-- start --
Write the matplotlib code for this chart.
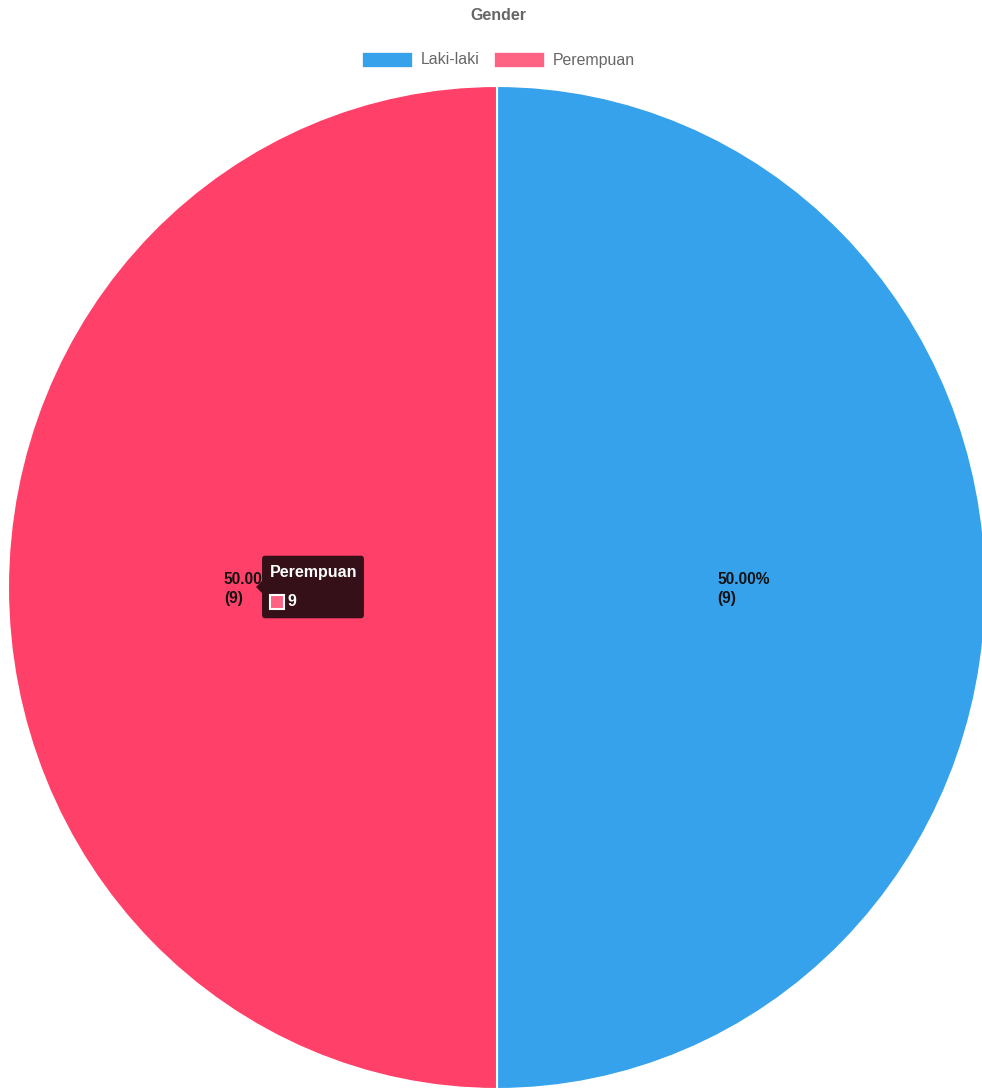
import numpy as np
import matplotlib.pyplot as plt
from matplotlib.patches import Rectangle, FancyBboxPatch, Polygon

plt.rcParams['font.family'] = ['Liberation Sans', 'DejaVu Sans']

# gender data
labels = ['Laki-laki', 'Perempuan']
values = [9, 9]
slice_colors = ['#36A2EB', '#FF4069']
legend_colors = ['#36A2EB', '#FF6384']

W, H = 982, 1091
fig = plt.figure(figsize=(W / 100, H / 100), dpi=100)


def fx(px):
    return px / W


def fy(py):
    return 1 - py / H


# pie area (slightly wider than the canvas, so the right edge is cut)
ax = fig.add_axes([fx(8), fy(1089), fx(978), 1003 / H])
wedges, _ = ax.pie(values, colors=slice_colors, startangle=90, counterclock=False,
                   radius=1, wedgeprops=dict(edgecolor='white', linewidth=1.5))
ax.set_aspect('auto')
ax.set_xlim(-1, 1)
ax.set_ylim(-1, 1)
ax.axis('off')

total = sum(values)
for w, v in zip(wedges, values):
    ang = np.deg2rad((w.theta1 + w.theta2) / 2)
    ax.text(0.505 * np.cos(ang), 0.5 * np.sin(ang) - 0.003,
            '%.2f%%\n(%d)' % (v / total * 100, v),
            ha='center', va='center', multialignment='left',
            fontsize=11.2, fontweight='bold', color='#111111', linespacing=1.4)

# title
fig.text(fx(498), fy(15), 'Gender', ha='center', va='center',
         fontsize=11.5, fontweight='bold', color='#666666')

# legend
lx = [362, 494]
for x0, lab, c in zip(lx, labels, legend_colors):
    fig.patches.append(Rectangle((fx(x0), fy(67)), fx(50), 15 / H, facecolor=c,
                                 edgecolor='white', linewidth=0.5,
                                 transform=fig.transFigure, figure=fig))
    fig.text(fx(x0 + 59), fy(60), lab, ha='left', va='center',
             fontsize=11.4, color='#666666')

# hover tooltip on the second slice
tip_color = '#361018'
fig.patches.append(FancyBboxPatch((fx(265), fy(615)), fx(96), 56 / H,
                                  boxstyle='round,pad=0.003', facecolor=tip_color,
                                  edgecolor='none', transform=fig.transFigure,
                                  figure=fig))
fig.patches.append(Polygon([(fx(256), fy(587)), (fx(263), fy(580)), (fx(263), fy(594))],
                           closed=True, facecolor=tip_color, edgecolor='none',
                           transform=fig.transFigure, figure=fig))
fig.text(fx(270), fy(573), labels[1], ha='left', va='center', fontsize=11.5,
         fontweight='bold', color='white')
fig.patches.append(Rectangle((fx(270), fy(609)), fx(14), 14 / H,
                             facecolor=legend_colors[1], edgecolor='white',
                             linewidth=1.5, transform=fig.transFigure, figure=fig))
fig.text(fx(287), fy(601), str(values[1]), ha='left', va='center', fontsize=11.5,
         fontweight='bold', color='white')

fig.savefig('out.png', dpi=100)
-- end --
• What the task asks: Reproduce the whole listing exactly, but not the images in it.

• Solution to the exercise:
Write the matplotlib code for this chart.
import numpy as np
import matplotlib.pyplot as plt
from matplotlib.patches import Rectangle, FancyBboxPatch, Polygon

plt.rcParams['font.family'] = ['Liberation Sans', 'DejaVu Sans']

# gender data
labels = ['Laki-laki', 'Perempuan']
values = [9, 9]
slice_colors = ['#36A2EB', '#FF4069']
legend_colors = ['#36A2EB', '#FF6384']

W, H = 982, 1091
fig = plt.figure(figsize=(W / 100, H / 100), dpi=100)


def fx(px):
    return px / W


def fy(py):
    return 1 - py / H


# pie area (slightly wider than the canvas, so the right edge is cut)
ax = fig.add_axes([fx(8), fy(1089), fx(978), 1003 / H])
wedges, _ = ax.pie(values, colors=slice_colors, startangle=90, counterclock=False,
                   radius=1, wedgeprops=dict(edgecolor='white', linewidth=1.5))
ax.set_aspect('auto')
ax.set_xlim(-1, 1)
ax.set_ylim(-1, 1)
ax.axis('off')

total = sum(values)
for w, v in zip(wedges, values):
    ang = np.deg2rad((w.theta1 + w.theta2) / 2)
    ax.text(0.505 * np.cos(ang), 0.5 * np.sin(ang) - 0.003,
            '%.2f%%\n(%d)' % (v / total * 100, v),
            ha='center', va='center', multialignment='left',
            fontsize=11.2, fontweight='bold', color='#111111', linespacing=1.4)

# title
fig.text(fx(498), fy(15), 'Gender', ha='center', va='center',
         fontsize=11.5, fontweight='bold', color='#666666')

# legend
lx = [362, 494]
for x0, lab, c in zip(lx, labels, legend_colors):
    fig.patches.append(Rectangle((fx(x0), fy(67)), fx(50), 15 / H, facecolor=c,
                                 edgecolor='white', linewidth=0.5,
                                 transform=fig.transFigure, figure=fig))
    fig.text(fx(x0 + 59), fy(60), lab, ha='left', va='center',
             fontsize=11.4, color='#666666')

# hover tooltip on the second slice
tip_color = '#361018'
fig.patches.append(FancyBboxPatch((fx(265), fy(615)), fx(96), 56 / H,
                                  boxstyle='round,pad=0.003', facecolor=tip_color,
                                  edgecolor='none', transform=fig.transFigure,
                                  figure=fig))
fig.patches.append(Polygon([(fx(256), fy(587)), (fx(263), fy(580)), (fx(263), fy(594))],
                           closed=True, facecolor=tip_color, edgecolor='none',
                           transform=fig.transFigure, figure=fig))
fig.text(fx(270), fy(573), labels[1], ha='left', va='center', fontsize=11.5,
         fontweight='bold', color='white')
fig.patches.append(Rectangle((fx(270), fy(609)), fx(14), 14 / H,
                             facecolor=legend_colors[1], edgecolor='white',
                             linewidth=1.5, transform=fig.transFigure, figure=fig))
fig.text(fx(287), fy(601), str(values[1]), ha='left', va='center', fontsize=11.5,
         fontweight='bold', color='white')

fig.savefig('out.png', dpi=100)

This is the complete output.